The point, though, is whether or not you would allow the child to suffer immensely just because they aren't sure whether or not you exist?
Something tells me that you wouldn't. Would you consider a parent who allows their child to suffer horribly just because that child isn't sure the parent exists to be a good person or a bad person?
If you answer "bad person," then why does God get exception to that?
Here's an analogy. Ever seen Honey, I Shrunk The Kids? Let's say that for whatever reason some parents get shrunk such that their kids can't see them, and for the sake of argument we'll say that the kids are taken care of somehow. Let's say that the tiny couple tries to leave little signs here and there, which the kids see, but the kids aren't sure how to interpret them: are they coincidence, are they a message, etc.? The kids ultimately decide they don't have enough evidence to come to a conclusion, so they withhold judgement about whether or not their parents are still around.
Do the parents then say, "Aha, they have made their choice, so be it -- I will now leave forever and leave these kids to starve in my absence?"
What kind of horrible parents would do that?
What kind of horrible God would do that?
pwfaith said:
So basically what you are saying is you want God to play by your rules, not the other way around?
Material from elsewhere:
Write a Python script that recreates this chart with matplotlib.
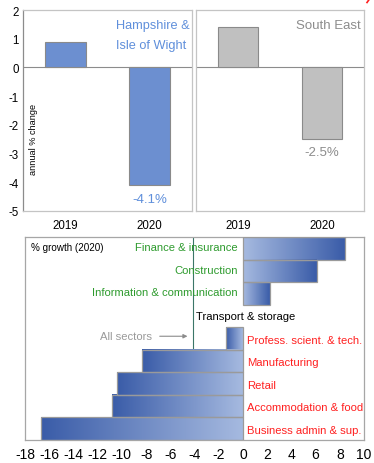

I'm saying is that if God expects people to make blind guesses without good evidence, then that's a totally unreasonable expectation. He might as well stick all of us in front of 3 numbered doors and tell us to pick one (which we get stuck with eternally), and behind two are hell and behind one is heaven. With little information to go off of, we're stuck eternally with our "choice" (it can't really be called a "choice" unless it's an INFORMED choice). That's not fair. That's downright evil. That sounds more demonic than Godly.